## begin

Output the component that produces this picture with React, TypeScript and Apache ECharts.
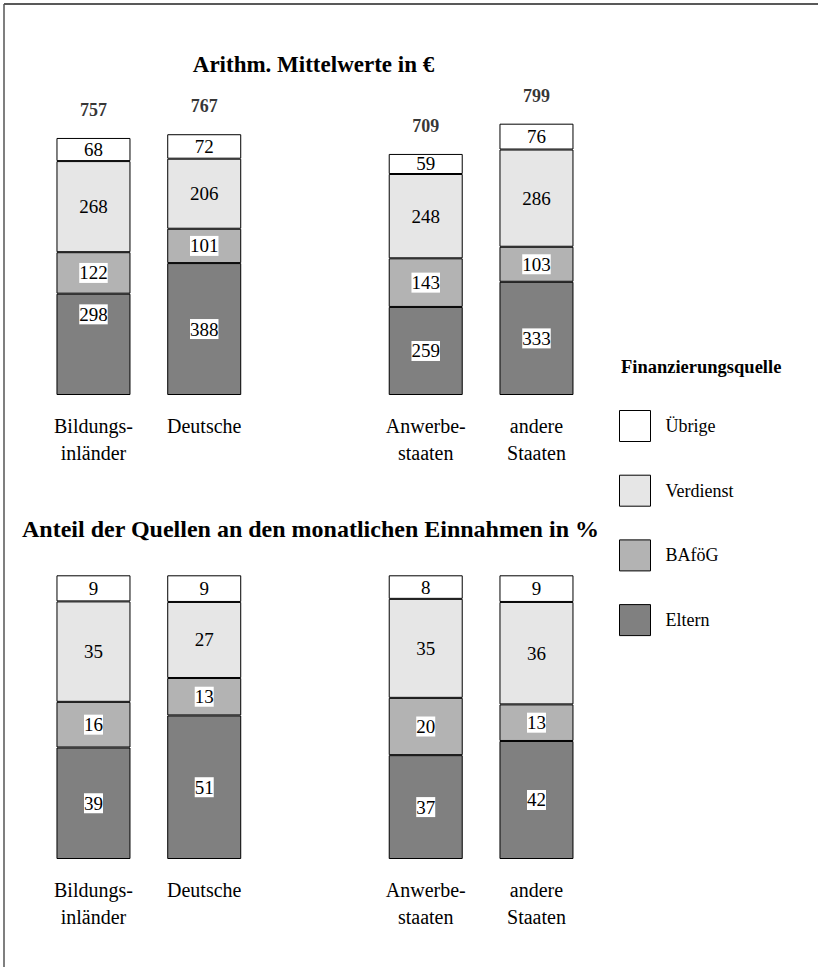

## end
## begin

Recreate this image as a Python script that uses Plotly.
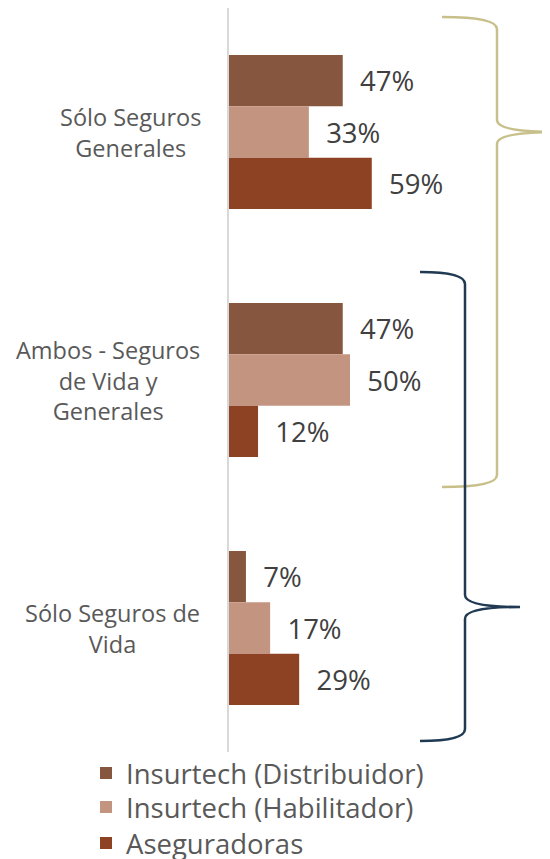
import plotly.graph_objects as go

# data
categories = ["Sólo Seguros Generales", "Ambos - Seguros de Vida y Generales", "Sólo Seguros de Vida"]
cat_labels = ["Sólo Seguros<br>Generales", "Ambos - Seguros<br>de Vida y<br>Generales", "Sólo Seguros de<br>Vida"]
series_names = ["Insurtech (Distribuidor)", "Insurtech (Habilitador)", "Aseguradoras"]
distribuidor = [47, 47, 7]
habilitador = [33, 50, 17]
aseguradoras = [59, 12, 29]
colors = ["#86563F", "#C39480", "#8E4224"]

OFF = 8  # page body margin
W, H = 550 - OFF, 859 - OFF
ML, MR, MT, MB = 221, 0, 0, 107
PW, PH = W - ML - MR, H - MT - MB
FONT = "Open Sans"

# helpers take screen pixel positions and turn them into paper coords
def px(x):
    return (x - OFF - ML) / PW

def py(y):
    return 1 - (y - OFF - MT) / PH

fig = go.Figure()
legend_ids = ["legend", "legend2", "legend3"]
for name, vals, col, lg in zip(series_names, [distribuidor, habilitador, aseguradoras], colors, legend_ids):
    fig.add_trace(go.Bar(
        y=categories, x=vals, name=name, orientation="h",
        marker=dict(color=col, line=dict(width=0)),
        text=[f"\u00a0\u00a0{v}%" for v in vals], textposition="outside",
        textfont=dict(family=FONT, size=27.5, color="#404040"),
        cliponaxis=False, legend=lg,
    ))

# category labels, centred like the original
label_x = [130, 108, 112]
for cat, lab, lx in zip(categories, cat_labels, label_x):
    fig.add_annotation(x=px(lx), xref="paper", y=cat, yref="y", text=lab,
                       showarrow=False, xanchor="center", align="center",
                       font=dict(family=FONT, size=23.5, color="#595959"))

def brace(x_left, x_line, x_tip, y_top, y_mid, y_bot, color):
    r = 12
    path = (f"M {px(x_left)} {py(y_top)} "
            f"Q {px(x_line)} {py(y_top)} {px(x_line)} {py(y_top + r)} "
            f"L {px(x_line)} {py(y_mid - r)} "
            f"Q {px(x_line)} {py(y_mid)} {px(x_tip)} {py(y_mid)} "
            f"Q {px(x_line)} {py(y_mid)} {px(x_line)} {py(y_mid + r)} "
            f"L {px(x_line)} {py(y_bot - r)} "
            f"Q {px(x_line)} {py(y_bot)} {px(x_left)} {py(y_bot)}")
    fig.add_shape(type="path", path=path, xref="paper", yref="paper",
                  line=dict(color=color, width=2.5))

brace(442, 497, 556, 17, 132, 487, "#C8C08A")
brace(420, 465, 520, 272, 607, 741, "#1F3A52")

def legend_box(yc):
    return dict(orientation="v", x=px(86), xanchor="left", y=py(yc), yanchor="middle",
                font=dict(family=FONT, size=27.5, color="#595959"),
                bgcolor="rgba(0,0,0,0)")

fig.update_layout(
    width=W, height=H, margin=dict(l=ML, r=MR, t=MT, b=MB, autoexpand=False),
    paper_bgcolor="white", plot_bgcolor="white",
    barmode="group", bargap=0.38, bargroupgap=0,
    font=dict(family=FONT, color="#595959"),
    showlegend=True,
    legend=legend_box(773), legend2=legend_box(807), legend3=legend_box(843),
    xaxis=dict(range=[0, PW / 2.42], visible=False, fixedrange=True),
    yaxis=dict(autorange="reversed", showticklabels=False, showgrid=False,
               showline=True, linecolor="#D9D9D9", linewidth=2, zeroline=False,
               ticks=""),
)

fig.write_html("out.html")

## end

Take only the lines above from the one that has "Recreate this image" through the one that has "import plotly.graph_objects as go" and reproduce them exactly, omitting any pictures.

Recreate this image as a Python script that uses Plotly.
import plotly.graph_objects as go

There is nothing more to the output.